Among the entries below, find how many lines carry the word "React" and state only that figure.

☆ ☆ ☆ ☆ ☆

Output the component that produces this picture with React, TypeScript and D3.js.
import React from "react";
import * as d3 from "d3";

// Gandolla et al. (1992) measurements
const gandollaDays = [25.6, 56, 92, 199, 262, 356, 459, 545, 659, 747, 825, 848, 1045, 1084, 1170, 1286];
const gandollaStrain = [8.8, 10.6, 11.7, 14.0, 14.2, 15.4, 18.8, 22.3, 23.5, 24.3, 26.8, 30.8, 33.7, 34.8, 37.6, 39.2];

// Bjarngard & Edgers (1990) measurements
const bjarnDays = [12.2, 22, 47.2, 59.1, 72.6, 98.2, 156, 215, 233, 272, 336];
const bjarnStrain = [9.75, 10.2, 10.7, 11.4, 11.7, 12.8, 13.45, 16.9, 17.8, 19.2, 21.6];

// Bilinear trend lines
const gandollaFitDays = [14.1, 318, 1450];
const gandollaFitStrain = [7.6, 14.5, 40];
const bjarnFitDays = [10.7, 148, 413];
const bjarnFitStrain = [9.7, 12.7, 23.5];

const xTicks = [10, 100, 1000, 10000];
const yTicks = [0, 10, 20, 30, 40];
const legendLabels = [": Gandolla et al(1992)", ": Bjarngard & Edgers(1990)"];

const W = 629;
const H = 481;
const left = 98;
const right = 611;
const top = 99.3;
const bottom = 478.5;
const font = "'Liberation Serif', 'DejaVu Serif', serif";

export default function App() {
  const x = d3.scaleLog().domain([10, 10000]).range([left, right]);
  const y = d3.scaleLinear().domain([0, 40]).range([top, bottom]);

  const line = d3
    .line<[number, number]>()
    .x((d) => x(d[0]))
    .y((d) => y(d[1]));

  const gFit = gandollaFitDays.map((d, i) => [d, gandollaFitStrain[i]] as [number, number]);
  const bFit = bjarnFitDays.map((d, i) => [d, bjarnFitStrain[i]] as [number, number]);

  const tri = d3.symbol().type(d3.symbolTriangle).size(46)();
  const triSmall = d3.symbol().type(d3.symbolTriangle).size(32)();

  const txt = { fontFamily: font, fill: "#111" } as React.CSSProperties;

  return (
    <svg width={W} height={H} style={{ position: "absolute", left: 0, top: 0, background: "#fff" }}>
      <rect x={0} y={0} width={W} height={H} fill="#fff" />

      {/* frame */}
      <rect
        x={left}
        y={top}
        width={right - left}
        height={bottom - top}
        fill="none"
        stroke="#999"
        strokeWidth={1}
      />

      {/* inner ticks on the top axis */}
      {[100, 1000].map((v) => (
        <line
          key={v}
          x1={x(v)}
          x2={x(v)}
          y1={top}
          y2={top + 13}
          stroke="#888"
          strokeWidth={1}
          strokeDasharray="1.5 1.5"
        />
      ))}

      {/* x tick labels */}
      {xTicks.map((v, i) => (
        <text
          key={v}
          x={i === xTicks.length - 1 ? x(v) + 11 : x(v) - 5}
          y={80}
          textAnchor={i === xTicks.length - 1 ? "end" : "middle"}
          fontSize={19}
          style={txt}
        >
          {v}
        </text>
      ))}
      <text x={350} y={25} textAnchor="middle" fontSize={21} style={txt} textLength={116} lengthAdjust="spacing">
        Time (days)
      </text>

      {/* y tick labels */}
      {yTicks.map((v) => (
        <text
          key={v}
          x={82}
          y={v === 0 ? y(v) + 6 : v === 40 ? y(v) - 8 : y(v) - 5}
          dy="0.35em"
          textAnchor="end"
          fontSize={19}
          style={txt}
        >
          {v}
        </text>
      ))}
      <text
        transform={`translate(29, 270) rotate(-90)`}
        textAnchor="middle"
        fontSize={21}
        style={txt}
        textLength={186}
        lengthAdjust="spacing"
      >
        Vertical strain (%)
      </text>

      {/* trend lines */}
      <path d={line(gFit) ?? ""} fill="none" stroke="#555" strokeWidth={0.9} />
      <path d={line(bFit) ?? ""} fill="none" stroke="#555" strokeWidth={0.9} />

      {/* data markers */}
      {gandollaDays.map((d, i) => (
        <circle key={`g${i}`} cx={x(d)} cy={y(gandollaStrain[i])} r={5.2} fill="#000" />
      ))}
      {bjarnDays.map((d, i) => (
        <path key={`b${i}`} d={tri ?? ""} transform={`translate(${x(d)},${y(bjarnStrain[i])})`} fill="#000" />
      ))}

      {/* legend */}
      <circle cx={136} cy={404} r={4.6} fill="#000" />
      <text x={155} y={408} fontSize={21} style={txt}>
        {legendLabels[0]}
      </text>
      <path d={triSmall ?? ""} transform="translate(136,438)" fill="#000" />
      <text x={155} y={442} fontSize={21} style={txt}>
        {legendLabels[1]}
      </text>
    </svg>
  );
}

☆ ☆ ☆ ☆ ☆

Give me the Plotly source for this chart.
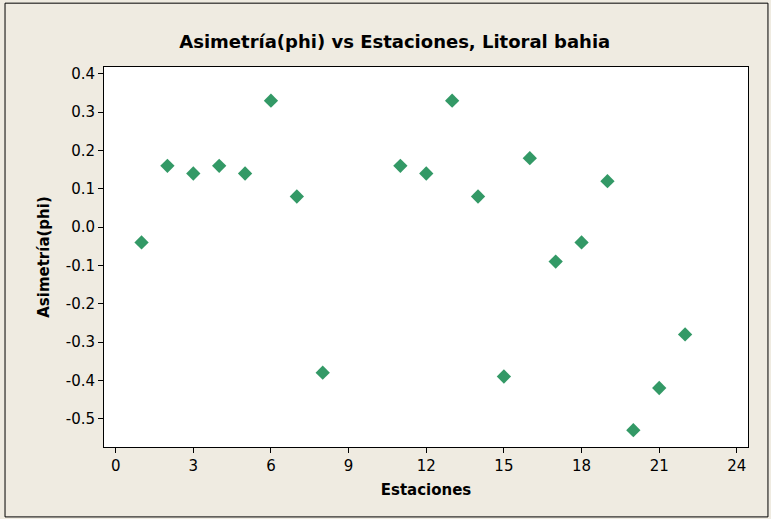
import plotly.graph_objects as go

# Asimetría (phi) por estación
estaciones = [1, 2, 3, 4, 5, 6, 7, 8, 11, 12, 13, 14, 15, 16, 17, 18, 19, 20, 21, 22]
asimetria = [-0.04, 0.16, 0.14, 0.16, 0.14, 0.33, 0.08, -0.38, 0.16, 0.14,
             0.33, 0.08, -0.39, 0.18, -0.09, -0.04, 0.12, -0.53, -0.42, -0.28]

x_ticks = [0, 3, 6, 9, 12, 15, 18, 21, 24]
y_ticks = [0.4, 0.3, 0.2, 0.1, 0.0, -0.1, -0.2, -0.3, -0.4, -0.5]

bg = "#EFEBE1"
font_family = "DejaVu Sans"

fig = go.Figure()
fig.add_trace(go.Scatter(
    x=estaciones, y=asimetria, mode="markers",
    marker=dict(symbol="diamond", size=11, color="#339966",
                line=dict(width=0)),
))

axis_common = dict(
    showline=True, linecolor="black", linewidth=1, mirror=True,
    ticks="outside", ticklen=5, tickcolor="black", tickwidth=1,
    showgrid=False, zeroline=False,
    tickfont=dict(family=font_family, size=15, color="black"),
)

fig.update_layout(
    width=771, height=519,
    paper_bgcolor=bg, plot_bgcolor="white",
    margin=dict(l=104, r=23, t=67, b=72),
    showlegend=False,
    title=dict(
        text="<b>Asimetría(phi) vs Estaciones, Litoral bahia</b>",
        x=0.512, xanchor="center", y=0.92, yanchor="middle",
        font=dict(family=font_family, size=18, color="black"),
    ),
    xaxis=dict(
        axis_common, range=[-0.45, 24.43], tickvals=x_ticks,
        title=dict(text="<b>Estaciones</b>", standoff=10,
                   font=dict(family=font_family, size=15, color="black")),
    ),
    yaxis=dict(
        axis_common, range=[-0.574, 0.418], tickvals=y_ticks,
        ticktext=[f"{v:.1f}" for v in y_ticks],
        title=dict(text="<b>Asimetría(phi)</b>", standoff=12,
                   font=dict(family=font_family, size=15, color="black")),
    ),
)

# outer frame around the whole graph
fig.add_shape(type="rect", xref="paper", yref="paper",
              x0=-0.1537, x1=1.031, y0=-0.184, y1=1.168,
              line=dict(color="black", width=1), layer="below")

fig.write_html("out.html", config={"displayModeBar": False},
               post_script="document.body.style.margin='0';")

☆ ☆ ☆ ☆ ☆

- _SOLUTION TO THE PROBLEM_
3